With even the simplest AI machine learning (ML) framework and model at the ready, for example, IoT practitioners can solve two pressing problems: detecting anomalies and predicting desired outcomes.
GlobalData’s survey (see figure 1) shows that enterprise buyers are eager to do just that with 43% indicating that the best role for AI is to centrally automate and optimise business processes.
The problem lies within the idea of centralisation. Centralization is part and parcel to traditional BI analysis and reporting and traditional ideas like predictive modeling. Where AI is most vauable, however is at the edge.
IoT deployments need to employ tools like ML, not centrally, but at the edge, close to the device itself. And like today’s enterprise software, those analytics endeavours should be brief and to the point, and focused on solving specific challenges.
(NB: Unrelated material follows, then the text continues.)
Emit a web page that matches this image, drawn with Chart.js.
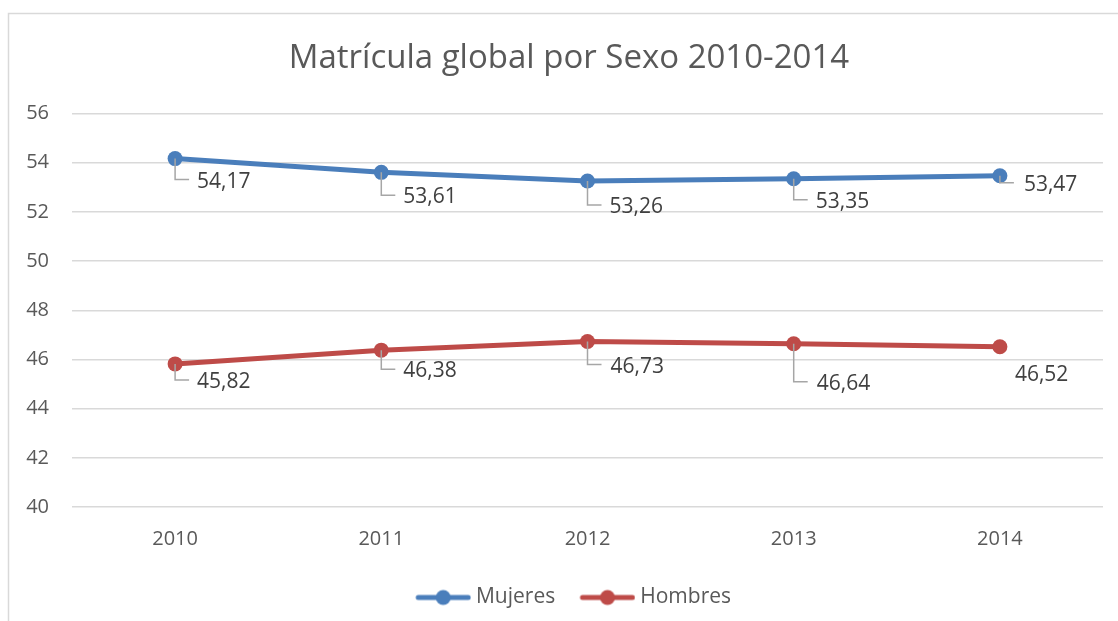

This is the same idea espoused by some branches of AI itself such as deep learning (DL), where the combination of numerous, smaller decision-making algorithms can give rise to a larger, seemingly intelligent system.
The idea is simple — avoid building an expensive monolithic analytics system centrally. Our advice, therefore, is that IoT buyers not only seek centralized, global visibility of the business but also local optimization via discrete, AI-driven outcomes.
This approach will not solve the full set of potential problems, but it is affordable and will have a direct and immediate impact on businesses, helping to prove the value of IoT one problem at a time.